For the indexing approach (dotted lines), processing time also scales with the size of the dataset (a bit slower in this synthetic test case, but that seems to vary depending on test cases), but memory usage scales super-linear. While the small datasets (2, 2, 16k, 16k) & (2, 4, 16k, 16k) also use < 1 GB of memory, (2, 8, 16k, 16k) uses > 1 GB and (2, 16, 16k, 16k) peaks at almost 5 GB of memory usage.
Potential explanation:
When using our indexing approach, it appears that nothing is written to the zarr file until the end. That would explain why memory accumulates. But how do we change that? With the same to_zarr call in the mapblocks example, data is continuously written to the zarr file. Why isn’t this working in our delayed/indexing approach?
We describe our approach and the memory issue in further detail here: [ROI] Memory and running time for ROI-based illumination correction · Issue #131 · fractal-analytics-platform/fractal · GitHub
Tl;dr: How do we best process a Zarr file using dask in arbitrary chunks and how do we ensure that dask continuously writes to disk during the processing, not just at the end of processing?

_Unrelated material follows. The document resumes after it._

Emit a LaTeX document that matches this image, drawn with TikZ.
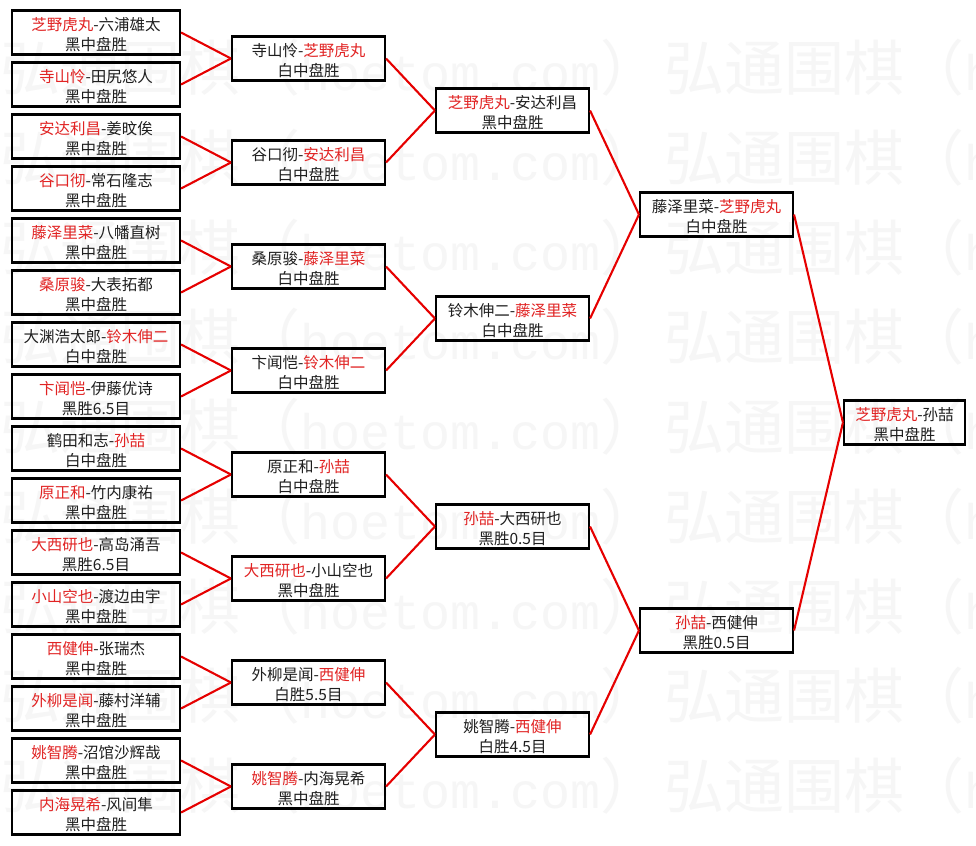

Side note: I’ve started to test this in the 2022.08.0 version of dask in recent days and, while memory usage still scales super-linear (in a slightly different pattern), performance is about 30x slower with the indexing approach. I’ll open a separate dask issue for this performance slow-down between the dask releases. But for testing this, we were on 2022.07.0 only.